Sıla-ı Rahim ve tarım

Sıla-ı Rahim ve tarım

Sıla-ı Rahim dini bir terminoloji olarak görülse de esas anlamı hısım akrabayı ziyaret etmek ve onlarla görüşmek ve mektuplaşmak; irtibatı devam ettirmek akrabanın kusurlarını affetmek olarak bilinir. 12 yaşında okumak üzere ayrıldığımdan itibaren köyüme bayramlar ve tatillerde gider, meslek hayatıma başladıktan sonra da genelde dini bayramlarda, son yıllarda atalar vefat edince de seyrek gider olduk. Eş-dost, arkadaşlar ancak ya düğün ya cenaze veya arasıra organize edilen buluşma günlerinde bir araya geliyorlar. Hatta bazıları bu anları bile önemsemiyor, sadece iş için sılaya gidiyor.
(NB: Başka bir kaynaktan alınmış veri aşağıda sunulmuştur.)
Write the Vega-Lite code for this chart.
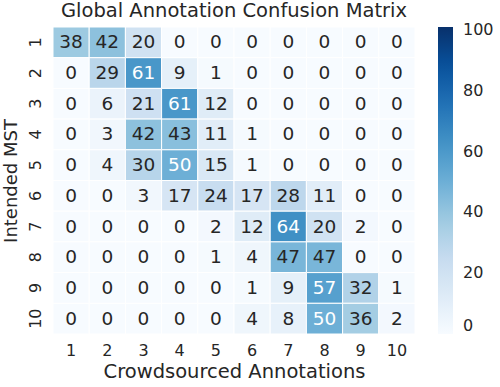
{
  "$schema": "https://vega.github.io/schema/vega-lite/v6.json",
  "width": 362,
  "height": 307,
  "autosize": "none",
  "padding": {"left": 53, "top": 27, "right": 85, "bottom": 53},
  "background": "white",
  "config": {
    "font": "DejaVu Sans",
    "view": {"stroke": null},
    "axis": {"domain": false, "ticks": false, "grid": false, "labelColor": "#262626", "titleColor": "#262626", "labelFont": "DejaVu Sans", "titleFont": "DejaVu Sans", "labelFontSize": 16, "titleFontSize": 19.5, "titleFontWeight": "normal"},
    "legend": {"labelFont": "DejaVu Sans", "labelFontSize": 16, "labelColor": "#262626"},
    "title": {"font": "DejaVu Sans", "fontSize": 19.5, "fontWeight": "normal", "color": "#262626"}
  },
  "title": {"text": "Global Annotation Confusion Matrix", "offset": 5},
  "data": {
    "values": [
      {"r": 1, "c": 1, "v": 38}, {"r": 1, "c": 2, "v": 42}, {"r": 1, "c": 3, "v": 20}, {"r": 1, "c": 4, "v": 0}, {"r": 1, "c": 5, "v": 0}, {"r": 1, "c": 6, "v": 0}, {"r": 1, "c": 7, "v": 0}, {"r": 1, "c": 8, "v": 0}, {"r": 1, "c": 9, "v": 0}, {"r": 1, "c": 10, "v": 0},
      {"r": 2, "c": 1, "v": 0}, {"r": 2, "c": 2, "v": 29}, {"r": 2, "c": 3, "v": 61}, {"r": 2, "c": 4, "v": 9}, {"r": 2, "c": 5, "v": 1}, {"r": 2, "c": 6, "v": 0}, {"r": 2, "c": 7, "v": 0}, {"r": 2, "c": 8, "v": 0}, {"r": 2, "c": 9, "v": 0}, {"r": 2, "c": 10, "v": 0},
      {"r": 3, "c": 1, "v": 0}, {"r": 3, "c": 2, "v": 6}, {"r": 3, "c": 3, "v": 21}, {"r": 3, "c": 4, "v": 61}, {"r": 3, "c": 5, "v": 12}, {"r": 3, "c": 6, "v": 0}, {"r": 3, "c": 7, "v": 0}, {"r": 3, "c": 8, "v": 0}, {"r": 3, "c": 9, "v": 0}, {"r": 3, "c": 10, "v": 0},
      {"r": 4, "c": 1, "v": 0}, {"r": 4, "c": 2, "v": 3}, {"r": 4, "c": 3, "v": 42}, {"r": 4, "c": 4, "v": 43}, {"r": 4, "c": 5, "v": 11}, {"r": 4, "c": 6, "v": 1}, {"r": 4, "c": 7, "v": 0}, {"r": 4, "c": 8, "v": 0}, {"r": 4, "c": 9, "v": 0}, {"r": 4, "c": 10, "v": 0},
      {"r": 5, "c": 1, "v": 0}, {"r": 5, "c": 2, "v": 4}, {"r": 5, "c": 3, "v": 30}, {"r": 5, "c": 4, "v": 50}, {"r": 5, "c": 5, "v": 15}, {"r": 5, "c": 6, "v": 1}, {"r": 5, "c": 7, "v": 0}, {"r": 5, "c": 8, "v": 0}, {"r": 5, "c": 9, "v": 0}, {"r": 5, "c": 10, "v": 0},
      {"r": 6, "c": 1, "v": 0}, {"r": 6, "c": 2, "v": 0}, {"r": 6, "c": 3, "v": 3}, {"r": 6, "c": 4, "v": 17}, {"r": 6, "c": 5, "v": 24}, {"r": 6, "c": 6, "v": 17}, {"r": 6, "c": 7, "v": 28}, {"r": 6, "c": 8, "v": 11}, {"r": 6, "c": 9, "v": 0}, {"r": 6, "c": 10, "v": 0},
      {"r": 7, "c": 1, "v": 0}, {"r": 7, "c": 2, "v": 0}, {"r": 7, "c": 3, "v": 0}, {"r": 7, "c": 4, "v": 0}, {"r": 7, "c": 5, "v": 2}, {"r": 7, "c": 6, "v": 12}, {"r": 7, "c": 7, "v": 64}, {"r": 7, "c": 8, "v": 20}, {"r": 7, "c": 9, "v": 2}, {"r": 7, "c": 10, "v": 0},
      {"r": 8, "c": 1, "v": 0}, {"r": 8, "c": 2, "v": 0}, {"r": 8, "c": 3, "v": 0}, {"r": 8, "c": 4, "v": 0}, {"r": 8, "c": 5, "v": 1}, {"r": 8, "c": 6, "v": 4}, {"r": 8, "c": 7, "v": 47}, {"r": 8, "c": 8, "v": 47}, {"r": 8, "c": 9, "v": 0}, {"r": 8, "c": 10, "v": 0},
      {"r": 9, "c": 1, "v": 0}, {"r": 9, "c": 2, "v": 0}, {"r": 9, "c": 3, "v": 0}, {"r": 9, "c": 4, "v": 0}, {"r": 9, "c": 5, "v": 0}, {"r": 9, "c": 6, "v": 1}, {"r": 9, "c": 7, "v": 9}, {"r": 9, "c": 8, "v": 57}, {"r": 9, "c": 9, "v": 32}, {"r": 9, "c": 10, "v": 1},
      {"r": 10, "c": 1, "v": 0}, {"r": 10, "c": 2, "v": 0}, {"r": 10, "c": 3, "v": 0}, {"r": 10, "c": 4, "v": 0}, {"r": 10, "c": 5, "v": 0}, {"r": 10, "c": 6, "v": 4}, {"r": 10, "c": 7, "v": 8}, {"r": 10, "c": 8, "v": 50}, {"r": 10, "c": 9, "v": 36}, {"r": 10, "c": 10, "v": 2}
    ]
  },
  "encoding": {
    "x": {"field": "c", "type": "ordinal", "title": "Crowdsourced Annotations", "scale": {"paddingInner": 0, "paddingOuter": 0}, "axis": {"orient": "bottom", "labelAngle": 0, "labelPadding": 8, "titlePadding": 4}},
    "y": {"field": "r", "type": "ordinal", "title": "Intended MST", "scale": {"paddingInner": 0, "paddingOuter": 0}, "axis": {"labelAngle": -90, "labelAlign": "center", "labelBaseline": "bottom", "labelPadding": 10, "titlePadding": 7, "titleFontSize": 18}}
  },
  "layer": [
    {
      "mark": {"type": "rect", "stroke": "white", "strokeWidth": 1},
      "encoding": {
        "color": {
          "field": "v", "type": "quantitative",
          "scale": {
            "domain": [0, 12.625, 25.25, 37.875, 50.5, 63.125, 75.75, 88.375, 101],
            "range": ["#f7fbff", "#deebf7", "#c6dbef", "#9ecae1", "#6baed6", "#4292c6", "#2171b5", "#08519c", "#08306b"],
            "interpolate": "rgb"
          },
          "legend": {"title": null, "orient": "right", "offset": 23, "gradientLength": 307, "gradientThickness": 15, "gradientStrokeWidth": 0, "values": [0, 20, 40, 60, 80, 100], "labelOffset": 10, "labelOverlap": false}
        }
      }
    },
    {
      "mark": {"type": "text", "fontSize": 18.5, "font": "DejaVu Sans"},
      "encoding": {
        "text": {"field": "v", "type": "quantitative"},
        "color": {"condition": {"test": "datum.v >= 49", "value": "white"}, "value": "#262626"}
      }
    }
  ]
}
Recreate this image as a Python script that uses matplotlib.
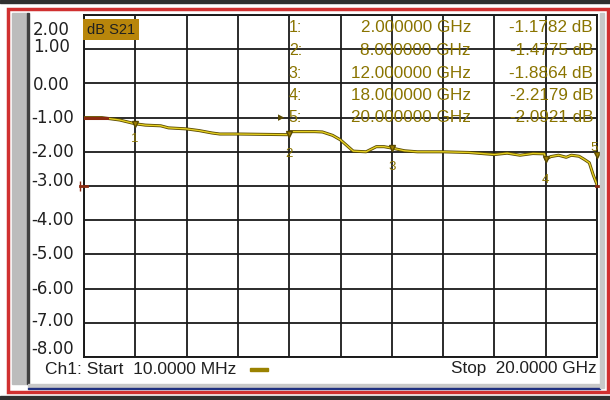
import matplotlib
matplotlib.use("Agg")
import matplotlib.pyplot as plt
import matplotlib.transforms as mtransforms
from matplotlib.patches import Rectangle
import numpy as np

plt.rcParams['font.family'] = ['Liberation Sans', 'DejaVu Sans']

# trace S21 (GHz, dB)
freq = [0.01, 0.7, 1.0, 1.4, 2.0, 2.4, 3.0, 3.3, 4.0, 4.5, 5.0, 5.3, 6.0, 7.0, 8.0,
        8.05, 9.0, 9.3, 9.7, 10.0, 10.5, 11.0, 11.4, 11.7, 12.0, 12.5, 13.0, 14.0,
        15.0, 15.5, 16.0, 16.5, 17.0, 17.5, 17.95, 18.0, 18.2, 18.5, 18.8, 19.0,
        19.3, 19.5, 19.7, 19.85, 20.0]
s21 = [-1.00, -1.00, -1.03, -1.07, -1.18, -1.22, -1.24, -1.30, -1.33, -1.38, -1.45,
       -1.48, -1.48, -1.49, -1.50, -1.41, -1.41, -1.42, -1.52, -1.65, -1.98, -2.00,
       -1.85, -1.85, -1.89, -1.97, -2.00, -2.00, -2.02, -2.05, -2.08, -2.04, -2.10,
       -2.05, -2.06, -2.22, -2.14, -2.10, -2.16, -2.10, -2.13, -2.22, -2.32, -2.67,
       -2.96]

# marker table
mk_num = [1, 2, 3, 4, 5]
mk_freq = [2.0, 8.0, 12.0, 18.0, 20.0]
mk_db = [-1.1782, -1.4775, -1.8864, -2.2179, -2.0921]
mk_freq_txt = ["2.000000 GHz", "8.000000 GHz", "12.000000 GHz", "18.000000 GHz", "20.000000 GHz"]
mk_db_txt = ["-1.1782 dB", "-1.4775 dB", "-1.8864 dB", "-2.2179 dB", "-2.0921 dB"]

ytick_vals = [2, 1, 0, -1, -2, -3, -4, -5, -6, -7, -8]
ytick_txt = ["2.00", "1.00", "0.00", "-1.00", "-2.00", "-3.00", "-4.00", "-5.00", "-6.00", "-7.00", "-8.00"]
# label centres on screen are a bit off the grid at the top/bottom
ytick_pos = [1.57, 1.05, -0.04, -1.0, -2.0, -2.84, -4.0, -5.0, -6.0, -6.95, -7.78]

W, H = 610, 400
txt_col = '#8a7400'

def fx(px):
    return px / W

def fy(py):
    return 1 - py / H

fig = plt.figure(figsize=(6.1, 4.0), dpi=100)
fig.patch.set_facecolor('white')

# instrument frame
fig.add_artist(Rectangle((0, fy(3)), 1, 3 / H, transform=fig.transFigure, color='#303030', zorder=0))
fig.add_artist(Rectangle((fx(8), fy(392)), fx(600), (392 - 9) / H, transform=fig.transFigure,
                         fill=False, ec='#d03030', lw=2.5, zorder=1))
fig.add_artist(Rectangle((fx(12), fy(384)), fx(15), (384 - 13) / H, transform=fig.transFigure,
                         color='#bcbcbc', zorder=1))
fig.add_artist(Rectangle((fx(27), fy(384)), fx(1.5), (384 - 13) / H, transform=fig.transFigure,
                         color='#404040', zorder=1))
fig.add_artist(Rectangle((fx(28), fy(388)), fx(572), 4 / H, transform=fig.transFigure,
                         color='#c8c8c8', zorder=1))
fig.add_artist(Rectangle((fx(28), fy(389)), fx(572), 1.5 / H, transform=fig.transFigure,
                         color='#203080', zorder=1))
fig.add_artist(Rectangle((fx(600), fy(388)), fx(4), (388 - 13) / H, transform=fig.transFigure,
                         color='#c8c8c8', zorder=1))
fig.add_artist(Rectangle((0, fy(400)), 1, 4 / H, transform=fig.transFigure, color='#303030', zorder=0))

ax = fig.add_axes([fx(84), fy(357), fx(597 - 84), (357 - 15) / H])
ax.set_xlim(0.01, 20)
ax.set_ylim(-8, 2)
ax.set_xticks(np.linspace(0.01, 20, 11))
ax.set_yticks(ytick_vals)
ax.tick_params(length=0, labelleft=False, labelbottom=False)
ax.grid(True, color='#1a1a1a', lw=1.3)
for s in ax.spines.values():
    s.set_color('#1a1a1a')
    s.set_linewidth(1.4)

# y scale labels
ylab_tr = mtransforms.blended_transform_factory(fig.transFigure, ax.transData)
for v, t in zip(ytick_pos, ytick_txt):
    x0 = 31 if t.startswith('-') else 33
    fig.text(fx(x0), v, t, ha='left', va='center', fontsize=12, color='#202020',
             family=['DejaVu Sans'], transform=ylab_tr)

# trace
ax.plot(freq, s21, color='#5a4a00', lw=2.2, zorder=3)
ax.plot(freq, s21, color='#e6d020', lw=1.0, zorder=4)
ax.plot([0.01, 0.9], [-1.0, -1.0], color='#8a2a10', lw=2.2, zorder=5)

# markers
lab_off = [-0.45, -0.6, -0.55, -0.6, 0.2]
for n, f, d, o in zip(mk_num, mk_freq, mk_db, lab_off):
    ax.plot(f, d, marker='v', ms=5, color='#a08000', mec='#5a4a00', zorder=6, clip_on=False)
    ax.text(f - 0.1 if n == 5 else f, d + o, str(n), ha='center', va='center', fontsize=9.5,
            color=txt_col, zorder=6, clip_on=False)

# reference level arrows
ax.plot([-0.15, 0.12], [-3, -3], color='#8a2a10', lw=2, clip_on=False, zorder=6)
ax.plot([-0.15], [-3], marker='|', ms=7, color='#8a2a10', clip_on=False, zorder=6)
ax.plot([19.95, 20.15], [-3, -3], color='#8a2a10', lw=2, clip_on=False, zorder=6)

# trace label box
ax.text(0.12, 1.57, "dB S21", fontsize=10.5, color='#202020', ha='left', va='center', zorder=7,
        bbox=dict(boxstyle='square,pad=0.25', fc='#b8860b', ec='none'))

# marker readout
row_y = [28, 50.5, 73, 95.5, 118]
for n, ft, dt, ry in zip(mk_num, mk_freq_txt, mk_db_txt, row_y):
    fig.text(fx(302), fy(ry), f"{n}:", ha='right', va='center', fontsize=11.5, color=txt_col, zorder=8)
    fig.text(fx(471), fy(ry), ft, ha='right', va='center', fontsize=12.3, color=txt_col, zorder=8)
    fig.text(fx(593), fy(ry), dt, ha='right', va='center', fontsize=12.3, color=txt_col, zorder=8)
fig.text(fx(284), fy(118), "\u25b8", ha='right', va='center', fontsize=9, color='#5a4a00', zorder=8)

# channel line
fig.text(fx(45), fy(369), "Ch1: Start  10.0000 MHz", ha='left', va='center', fontsize=12.5, color='#202020')
fig.add_artist(Rectangle((fx(250), fy(370.5)), fx(18), 3 / H, transform=fig.transFigure, color='#9a8200'))
fig.text(fx(597), fy(369), "Stop  20.0000 GHz", ha='right', va='center', fontsize=12.3, color='#202020')

fig.savefig("out.png", dpi=100)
Hafta sonu köyümde idim. Konya’dan köyüm yaklaşık 300 km uzaklıkta. İlk durağım Kayseri oldu. Belli yaşa gelmiş akrabaları artık kaybediyoruz. Son 1 ay içinde amcakızı, dayıoğlu ve amcaoğlu dahil 3 kişi kaybettik. Amcakızım daha genç, akrabalar arasında en candan olanı idi. Vefatından 1 hafta önce telefonla konuşmuştum, ağır hastalığına rağmen iyileşme ümidini koruyordu. Mevla rahmet eyleye.

Kayseri’yi hep özlerim. Orta ve lise eğitimim orada geçti. Kayseri nüfusu 50 senede 10 kat, gelişmesi belki de 100 kat arttı. Çocukluğumdaki eski Arnavut kaldırımı yolları ve taş binaları artık bende bulamıyorum. Havası ve suyu, yemekleri güzel ve de şivesi özel bu şehri özlememek mümkün değil.

Köyüme geçiyorum. Hasat mevsimi olması münasebetiyle dışarıdan gelenlerde oluyor. İş güç çok. Eskiden çamur ve tozdan geçemediğim köyüme her yerde olduğu gibi önceden yapılan kanalizasyon yanında sel önleme kanalı ve kaldırım taşları da yapılmış. En çok da her biri villa ayarında yapılan 2-3 katlı oldukça modern binalar ile yenilenen ve sayıları artan yeni traktörler dikkat çekici.

Köyümde kuruluşundan itibaren, yeraltı ve yerüstü su bakımından oldukça zengin olduğu için tarım oldukça canlı. Ancak kaynaklar giderek tükeniyor. Hayvan varlığı da oldukça fazla ancak yem sıkıntısı var. Eskiden her evde 2-3 büyükbaş, 10-50 kadar büyükbaş var iken şimdilerde işletme temelli hayvancılık yapılıyor. 20 sene evvel sütü ve eti kendisi için üreten köylüm artık ticari üretim yapıyor. En önemli sıkıntıları tarımda çalışacak eleman ve sulama suyunda azalmalar. Üretici tabiriyle “sulu alanlar kuruyor, kuru alanlar sulamaya açılıyor’. Bu durumda toprak-su-üretim ilişkisi telafisi zor üretim depremlerine sebep olacak gibi görülüyor.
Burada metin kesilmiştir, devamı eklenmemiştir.